何も知らない時にただ純粋に憧れたあの夢は、いつのまにか隅へ追いやられていく。何かを知るにつれて知りたい世界が増えて、なりたい自分ができた時、子供の頃にみた夢はいったいどこへいってしまうのだろう。

夢を叶える人が当たり前みたいに勝ち組と捉えられる社会。諦めないでやり遂げることこそが美徳の文化になっていて、諦めるやつは弱いものだと蔑まれる。あのバンドのボーカルも、「諦めないでどんな時も」。逃げ出したいとくじけて、立ち上がって躍起になってまた頑張ろうとするけれど。
逃げたら負けって風潮はいつ消えるのだろう。
他者と勝負をすることでのし上がり、受験も就職もいつのまにか自分じゃない他者との競争が第一線。勝った先に「夢」がある気がして戦い続けて、私たちは逃げ場がなくなってしまっている気がする。

わたしは基本的に根性と執念で自分のやりたい仕事を手にしたけれど。
それはきっと、もう半分運だ。一歩間違っていれば職がなかったかもしれないし、こんな大それたnoteなんて書けない。成功したからきっと書けているんだ。側から見たら、成功者としての薄っぺらい意見だ。

最近、街に出る度に思うことがある。
この社会にはたくさんの人がいて、たくさんの職種があるんだと。
この世の中は、私たちが夢に見ないやりたくないと思う職業に支えられているのかもしれない、と。
これは本当に差別に触れることかもしれないのでサラッと言いたいのだけれども。
誰かがやりたいと思わない仕事にこそ、社会は支えられている。
24時間明かりののつくあの小売店も、汗水垂らして命がけ建物を作ってくれている人も、室内をきれいに掃除してくれるあの人も。きっと当たり前みたいに社会に溶け込んでいるけれど、スポットライトなんて浴びてこなかったのかもしれないけれど。
社会を本当の意味で支えてくれているのは、縁の下の力持ちなのかもしれない。
電車が動くことにありがたさを感じる人は、日本にどれくらいいるのだろうか。
ファーストフードで簡単に食事が出てくることに、自動販売機があることに、感謝できている人はどれほどいるんだろう。
社会の当たり前を作ってくれている人たちのことを、わたしたちはいつもそっちのけだ。

noteの記事を書く方は何かと華やかで、わたしにとっては眩しい。
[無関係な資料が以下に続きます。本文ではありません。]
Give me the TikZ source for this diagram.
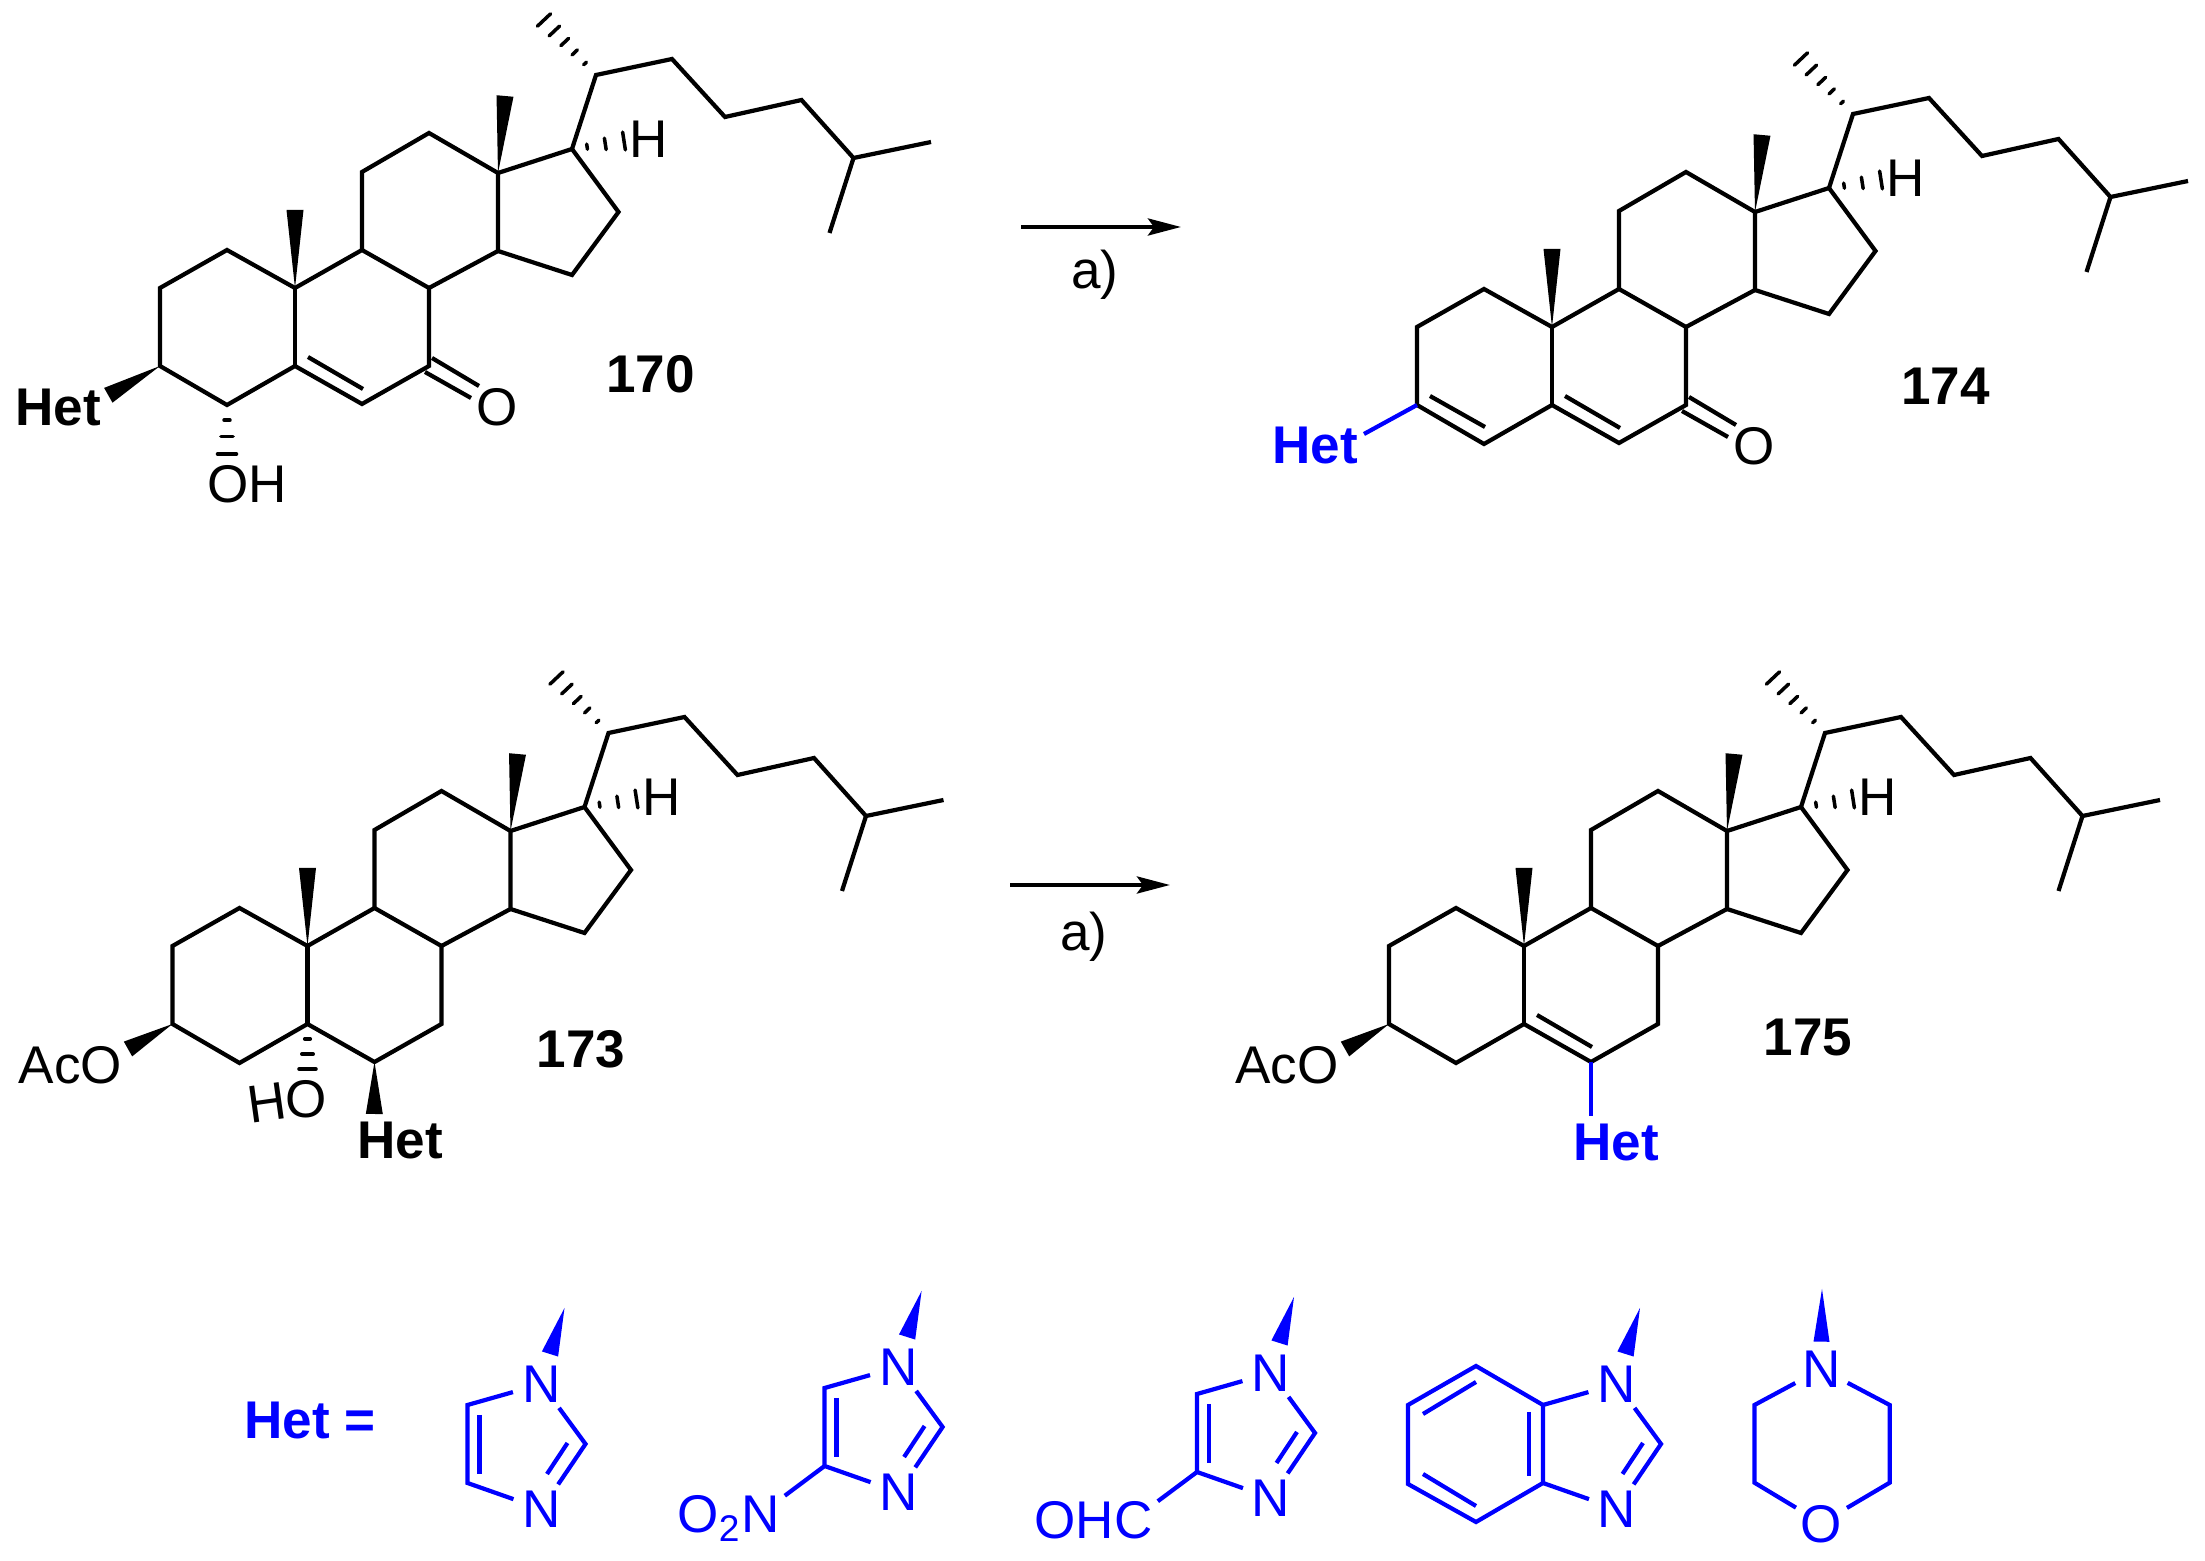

みんな夢を叶えて、自分の道を切り開いて、自分の可能性を信じている。己の仕事に誇りを持っている。

だけど本当の意味で私たち社会を支えてくれているたくさんの人は、きっと表に出てこない。当たり前みたいに裏で働いて、こんな風に夢を語ることは、しないのかもしれない。夢があるのかもしれないけれど、自分の仕事をみんなに知ってもらいたいのかもしれないけれど。
発言する場があまりにもなさすぎる。

確実なことはわからないけれど。当たり前みたいに私たちが過ごす社会は、当たり前なんかじゃきっとない。

もしもこの世の中の人々、全てが夢を叶えられたとしたら。
みんなが女優に、みんながお金持ちに、みんなが花形の職業になったとしたら。
きっと社会は一瞬で終わるのだろう。
残酷だけど、それが真実だ。この国が資本主義である限り、ピラミットはきっといつまでも三角形だ。

だとしたら。
声をあげてこんな風に記事を書く私たちが、社会のリアルを伝えないで誰が伝えるんだろうか。
ニュースもメディアも広告も何もかもから離れて、私たち個人でなにか発信できるこの場所で。成功体験や夢や幸せだけを綴るだけでいいのだろうか。
政治のデモが当たり前だったあの時代。人々は顔を出して抗議をできていたはずなのに、いまのわたしたちは顔を出さないSNSの世界で生きている。身バレがしないから何を言っても大丈夫、批判も中傷も言いたい放題。
そんな社会でいいんだろうか。

この社会を作ってくれている人は、きっと目立たない人だ。そして、当たり前みたいに社会を作る人がいなくなった時、私たちは当たり前みたいに生活ができなくなる。水も火も明かりも、当たり前みたいに得られるのは当たり前みたいにそれを作ってくれる人がいるからだ。

花形じゃないかもしれない。
目立たないかもしれない。
子供の憧れなんかじゃないかもしれない。
だけど、そういう人こそが真の意味で社会を作ってくれているんだ。当たり前は、当たり前なんかじゃないんだ。感謝を忘れちゃいけないんだ。

わたしたち発信者は、ライターは、クリエイターは、
そういう社会の当たり前を、自分ではない他者のことを、絶対に忘れてはいけない。そう思うのです。
そんな社会に、そんな人たちに、どんな形で貢献できるかをわたしは真剣に考えている。
今リアルを伝えないで、いつ伝えられるんだろう。